Repeat all of the material below exactly as written, images excluded.

__Dataset content__
━━━━━━━━━━
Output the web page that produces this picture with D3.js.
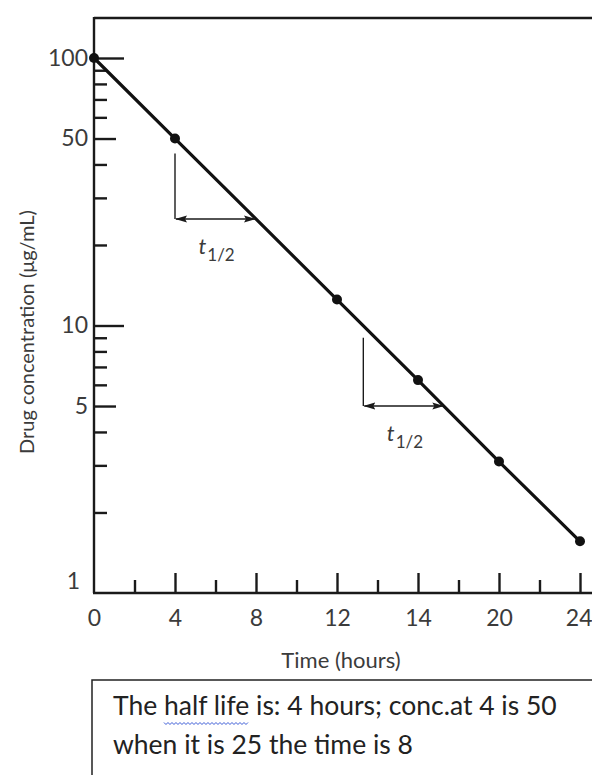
<!DOCTYPE html>
<html>
<head>
<meta charset="utf-8">
<script src="https://cdn.jsdelivr.net/npm/d3@7"></script>
<style>
  body { margin: 0; background: #fff; }
  svg { display: block; }
  .axis path, .axis line { stroke: #1a1a1a; stroke-width: 2.4; }
  .axis text { fill: #3b3b3b; font-family: Lato, sans-serif; font-size: 23px; }
  .label { fill: #3b3b3b; font-family: Lato, sans-serif; }
  .note { fill: #222; font-family: Lato, sans-serif; font-size: 26.5px; }
</style>
</head>
<body>
<script>

// time (hours) and concentration (ug/mL)
var times = [0, 4, 12, 16, 20, 24],
    concs = [100, 50, 12.5, 6.25, 3.1, 1.56];

var xTicks = [0, 4, 8, 12, 16, 20, 24],
    xTickLabels = ['0', '4', '8', '12', '14', '20', '24'],   // the book prints "14"
    xMinor = [2, 6, 10, 14, 18, 22];

var yLabelled = [1, 5, 10, 50, 100],
    yMinor = [2, 3, 4, 6, 7, 8, 9, 20, 30, 40, 60, 70, 80, 90];

// half-life brackets: start time, top of drop line, concentration of the arrow
var halfStart = [4, 13.3],
    halfTop = [44, 9],
    halfConc = [25, 5],
    halfLife = 4;

var noteLines = ['The half life is: 4 hours; conc.at 4 is 50',
                 'when it is 25 the time is 8'];

var width = 592,
    height = 775;

var svg = d3.select('body').append('svg')
    .attr('width', width)
    .attr('height', height);

var x = d3.scaleLinear().domain([0, 24]).range([94, 580]);
var y = d3.scaleLog().domain([1, 100]).range([593, 58]);

var defs = svg.append('defs');
defs.append('marker')
    .attr('id', 'arrow')
    .attr('viewBox', '0 -4 12 8')
    .attr('refX', 11)
    .attr('refY', 0)
    .attr('markerUnits', 'userSpaceOnUse')
    .attr('markerWidth', 12)
    .attr('markerHeight', 8)
    .attr('orient', 'auto-start-reverse')
  .append('path')
    .attr('d', 'M0,-3.5L12,0L0,3.5L2,0Z')
    .attr('fill', '#1a1a1a');

// frame: top line and left axis
svg.append('line')
    .attr('x1', x(0)).attr('x2', width)
    .attr('y1', 18).attr('y2', 18)
    .attr('stroke', '#1a1a1a').attr('stroke-width', 2.4);
svg.append('line')
    .attr('x1', x(0)).attr('x2', x(0))
    .attr('y1', 17).attr('y2', y(1))
    .attr('stroke', '#1a1a1a').attr('stroke-width', 2.4);

// x axis
var xAxis = svg.append('g')
    .attr('class', 'axis')
    .attr('transform', 'translate(0,' + y(1) + ')')
    .call(d3.axisBottom(x)
        .tickValues(xTicks)
        .tickSize(-20)
        .tickPadding(17)
        .tickFormat(function(d, i) { return xTickLabels[i]; }));
xAxis.select('.domain').attr('d', 'M' + (x(0) - 1) + ',0H' + width);
xAxis.selectAll('.tick').filter(function(d) { return d === 0; }).select('line').remove();
xAxis.selectAll('text').attr('dy', '0.71em');
// keep the last label inside the page
xAxis.selectAll('.tick').filter(function(d) { return d === 24; }).select('text')
    .attr('text-anchor', 'end').attr('x', 12);

svg.append('g')
    .attr('class', 'axis')
    .attr('transform', 'translate(0,' + y(1) + ')')
    .call(d3.axisBottom(x).tickValues(xMinor).tickSize(-13).tickFormat(''))
    .select('.domain').remove();

// y axis
var yAxis = svg.append('g')
    .attr('class', 'axis')
    .attr('transform', 'translate(' + x(0) + ',0)')
    .call(d3.axisLeft(y)
        .tickValues(yLabelled)
        .tickSize(-21)
        .tickPadding(6)
        .tickFormat(d3.format('d')));
yAxis.select('.domain').remove();
yAxis.selectAll('.tick line')
    .attr('x2', function(d) { return d === 1 ? 0 : (d === 10 || d === 100 ? 30 : 22); });
yAxis.selectAll('.tick').filter(function(d) { return d === 1; }).select('text')
    .attr('x', -14).attr('dy', '-0.2em');

svg.append('g')
    .attr('class', 'axis')
    .attr('transform', 'translate(' + x(0) + ',0)')
    .call(d3.axisLeft(y).tickValues(yMinor).tickSize(-13).tickFormat(''))
    .select('.domain').remove();

// axis titles
svg.append('text')
    .attr('class', 'label')
    .attr('x', 341)
    .attr('y', 668)
    .attr('text-anchor', 'middle')
    .style('font-size', '22px')
    .text('Time (hours)');

svg.append('text')
    .attr('class', 'label')
    .attr('transform', 'translate(34,332) rotate(-90)')
    .attr('text-anchor', 'middle')
    .style('font-size', '20px')
    .text('Drug concentration (\u03bcg/mL)');

// decay line and points
var points = times.map(function(t, i) { return [t, concs[i]]; });

svg.append('path')
    .datum(points)
    .attr('fill', 'none')
    .attr('stroke', '#111')
    .attr('stroke-width', 3.2)
    .attr('d', d3.line()
        .x(function(d) { return x(d[0]); })
        .y(function(d) { return y(d[1]); }));

svg.selectAll('circle.pt')
    .data(points)
  .enter().append('circle')
    .attr('class', 'pt')
    .attr('cx', function(d) { return x(d[0]); })
    .attr('cy', function(d) { return y(d[1]); })
    .attr('r', 5)
    .attr('fill', '#111');

// half-life brackets
var half = svg.selectAll('g.half')
    .data(halfStart)
  .enter().append('g')
    .attr('class', 'half');

half.append('line')
    .attr('x1', function(d) { return x(d); })
    .attr('x2', function(d) { return x(d); })
    .attr('y1', function(d, i) { return y(halfTop[i]); })
    .attr('y2', function(d, i) { return y(halfConc[i]); })
    .attr('stroke', '#1a1a1a')
    .attr('stroke-width', 1.4);

half.append('line')
    .attr('x1', function(d) { return x(d) + 1; })
    .attr('x2', function(d) { return x(d + halfLife) - 1; })
    .attr('y1', function(d, i) { return y(halfConc[i]); })
    .attr('y2', function(d, i) { return y(halfConc[i]); })
    .attr('stroke', '#1a1a1a')
    .attr('stroke-width', 1.4)
    .attr('marker-start', 'url(#arrow)')
    .attr('marker-end', 'url(#arrow)');

var tl = half.append('text')
    .attr('class', 'label')
    .attr('x', function(d) { return x(d + halfLife / 2) - 17; })
    .attr('y', function(d, i) { return y(halfConc[i]) + 35; });
tl.append('tspan')
    .style('font-size', '22px')
    .style('font-style', 'italic')
    .text('t');
tl.append('tspan')
    .attr('dy', 7)
    .attr('dx', 1)
    .style('font-size', '17px')
    .text('1/2');

// note box
svg.append('rect')
    .attr('x', 92)
    .attr('y', 680)
    .attr('width', width)
    .attr('height', 200)
    .attr('fill', '#fff')
    .attr('stroke', '#222')
    .attr('stroke-width', 1.5);

var note = svg.selectAll('text.note')
    .data(noteLines)
  .enter().append('text')
    .attr('class', 'note')
    .attr('x', 113)
    .attr('y', function(d, i) { return 715 + i * 39; })
    .text(function(d) { return d; });

// spell-check squiggle under "half life"
var first = note.node();
var s = noteLines[0].indexOf('half life');
var x0 = first.getStartPositionOfChar(s).x,
    x1 = first.getEndPositionOfChar(s + 8).x;
var zig = [];
for (var k = 0; x0 + k * 2 <= x1; k++) zig.push([x0 + k * 2, 723 + (k % 2 ? 1.5 : -0.5)]);
svg.append('path')
    .attr('d', d3.line()(zig))
    .attr('fill', 'none')
    .attr('stroke', '#3b5bd6')
    .attr('stroke-width', 1);

</script>
</body>
</html>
━━━━━━━━━━
__Output for this task__
Output the web page that produces this picture with D3.js.
<!DOCTYPE html>
<html>
<head>
<meta charset="utf-8">
<script src="https://cdn.jsdelivr.net/npm/d3@7"></script>
<style>
  body { margin: 0; background: #fff; }
  svg { display: block; }
  .axis path, .axis line { stroke: #1a1a1a; stroke-width: 2.4; }
  .axis text { fill: #3b3b3b; font-family: Lato, sans-serif; font-size: 23px; }
  .label { fill: #3b3b3b; font-family: Lato, sans-serif; }
  .note { fill: #222; font-family: Lato, sans-serif; font-size: 26.5px; }
</style>
</head>
<body>
<script>

// time (hours) and concentration (ug/mL)
var times = [0, 4, 12, 16, 20, 24],
    concs = [100, 50, 12.5, 6.25, 3.1, 1.56];

var xTicks = [0, 4, 8, 12, 16, 20, 24],
    xTickLabels = ['0', '4', '8', '12', '14', '20', '24'],   // the book prints "14"
    xMinor = [2, 6, 10, 14, 18, 22];

var yLabelled = [1, 5, 10, 50, 100],
    yMinor = [2, 3, 4, 6, 7, 8, 9, 20, 30, 40, 60, 70, 80, 90];

// half-life brackets: start time, top of drop line, concentration of the arrow
var halfStart = [4, 13.3],
    halfTop = [44, 9],
    halfConc = [25, 5],
    halfLife = 4;

var noteLines = ['The half life is: 4 hours; conc.at 4 is 50',
                 'when it is 25 the time is 8'];

var width = 592,
    height = 775;

var svg = d3.select('body').append('svg')
    .attr('width', width)
    .attr('height', height);

var x = d3.scaleLinear().domain([0, 24]).range([94, 580]);
var y = d3.scaleLog().domain([1, 100]).range([593, 58]);

var defs = svg.append('defs');
defs.append('marker')
    .attr('id', 'arrow')
    .attr('viewBox', '0 -4 12 8')
    .attr('refX', 11)
    .attr('refY', 0)
    .attr('markerUnits', 'userSpaceOnUse')
    .attr('markerWidth', 12)
    .attr('markerHeight', 8)
    .attr('orient', 'auto-start-reverse')
  .append('path')
    .attr('d', 'M0,-3.5L12,0L0,3.5L2,0Z')
    .attr('fill', '#1a1a1a');

// frame: top line and left axis
svg.append('line')
    .attr('x1', x(0)).attr('x2', width)
    .attr('y1', 18).attr('y2', 18)
    .attr('stroke', '#1a1a1a').attr('stroke-width', 2.4);
svg.append('line')
    .attr('x1', x(0)).attr('x2', x(0))
    .attr('y1', 17).attr('y2', y(1))
    .attr('stroke', '#1a1a1a').attr('stroke-width', 2.4);

// x axis
var xAxis = svg.append('g')
    .attr('class', 'axis')
    .attr('transform', 'translate(0,' + y(1) + ')')
    .call(d3.axisBottom(x)
        .tickValues(xTicks)
        .tickSize(-20)
        .tickPadding(17)
        .tickFormat(function(d, i) { return xTickLabels[i]; }));
xAxis.select('.domain').attr('d', 'M' + (x(0) - 1) + ',0H' + width);
xAxis.selectAll('.tick').filter(function(d) { return d === 0; }).select('line').remove();
xAxis.selectAll('text').attr('dy', '0.71em');
// keep the last label inside the page
xAxis.selectAll('.tick').filter(function(d) { return d === 24; }).select('text')
    .attr('text-anchor', 'end').attr('x', 12);

svg.append('g')
    .attr('class', 'axis')
    .attr('transform', 'translate(0,' + y(1) + ')')
    .call(d3.axisBottom(x).tickValues(xMinor).tickSize(-13).tickFormat(''))
    .select('.domain').remove();

// y axis
var yAxis = svg.append('g')
    .attr('class', 'axis')
    .attr('transform', 'translate(' + x(0) + ',0)')
    .call(d3.axisLeft(y)
        .tickValues(yLabelled)
        .tickSize(-21)
        .tickPadding(6)
        .tickFormat(d3.format('d')));
yAxis.select('.domain').remove();
yAxis.selectAll('.tick line')
    .attr('x2', function(d) { return d === 1 ? 0 : (d === 10 || d === 100 ? 30 : 22); });
yAxis.selectAll('.tick').filter(function(d) { return d === 1; }).select('text')
    .attr('x', -14).attr('dy', '-0.2em');

svg.append('g')
    .attr('class', 'axis')
    .attr('transform', 'translate(' + x(0) + ',0)')
    .call(d3.axisLeft(y).tickValues(yMinor).tickSize(-13).tickFormat(''))
    .select('.domain').remove();

// axis titles
svg.append('text')
    .attr('class', 'label')
    .attr('x', 341)
    .attr('y', 668)
    .attr('text-anchor', 'middle')
    .style('font-size', '22px')
    .text('Time (hours)');

svg.append('text')
    .attr('class', 'label')
    .attr('transform', 'translate(34,332) rotate(-90)')
    .attr('text-anchor', 'middle')
    .style('font-size', '20px')
    .text('Drug concentration (\u03bcg/mL)');

// decay line and points
var points = times.map(function(t, i) { return [t, concs[i]]; });

svg.append('path')
    .datum(points)
    .attr('fill', 'none')
    .attr('stroke', '#111')
    .attr('stroke-width', 3.2)
    .attr('d', d3.line()
        .x(function(d) { return x(d[0]); })
        .y(function(d) { return y(d[1]); }));

svg.selectAll('circle.pt')
    .data(points)
  .enter().append('circle')
    .attr('class', 'pt')
    .attr('cx', function(d) { return x(d[0]); })
    .attr('cy', function(d) { return y(d[1]); })
    .attr('r', 5)
    .attr('fill', '#111');

// half-life brackets
var half = svg.selectAll('g.half')
    .data(halfStart)
  .enter().append('g')
    .attr('class', 'half');

half.append('line')
    .attr('x1', function(d) { return x(d); })
    .attr('x2', function(d) { return x(d); })
    .attr('y1', function(d, i) { return y(halfTop[i]); })
    .attr('y2', function(d, i) { return y(halfConc[i]); })
    .attr('stroke', '#1a1a1a')
    .attr('stroke-width', 1.4);

half.append('line')
    .attr('x1', function(d) { return x(d) + 1; })
    .attr('x2', function(d) { return x(d + halfLife) - 1; })
    .attr('y1', function(d, i) { return y(halfConc[i]); })
    .attr('y2', function(d, i) { return y(halfConc[i]); })
    .attr('stroke', '#1a1a1a')
    .attr('stroke-width', 1.4)
    .attr('marker-start', 'url(#arrow)')
    .attr('marker-end', 'url(#arrow)');

var tl = half.append('text')
    .attr('class', 'label')
    .attr('x', function(d) { return x(d + halfLife / 2) - 17; })
    .attr('y', function(d, i) { return y(halfConc[i]) + 35; });
tl.append('tspan')
    .style('font-size', '22px')
    .style('font-style', 'italic')
    .text('t');
tl.append('tspan')
    .attr('dy', 7)
    .attr('dx', 1)
    .style('font-size', '17px')
    .text('1/2');

// note box
svg.append('rect')
    .attr('x', 92)
    .attr('y', 680)
    .attr('width', width)
    .attr('height', 200)
    .attr('fill', '#fff')
    .attr('stroke', '#222')
    .attr('stroke-width', 1.5);

var note = svg.selectAll('text.note')
    .data(noteLines)
  .enter().append('text')
    .attr('class', 'note')
    .attr('x', 113)
    .attr('y', function(d, i) { return 715 + i * 39; })
    .text(function(d) { return d; });

// spell-check squiggle under "half life"
var first = note.node();
var s = noteLines[0].indexOf('half life');
var x0 = first.getStartPositionOfChar(s).x,
    x1 = first.getEndPositionOfChar(s + 8).x;
var zig = [];
for (var k = 0; x0 + k * 2 <= x1; k++) zig.push([x0 + k * 2, 723 + (k % 2 ? 1.5 : -0.5)]);
svg.append('path')
    .attr('d', d3.line()(zig))
    .attr('fill', 'none')
    .attr('stroke', '#3b5bd6')
    .attr('stroke-width', 1);

</script>
</body>
</html>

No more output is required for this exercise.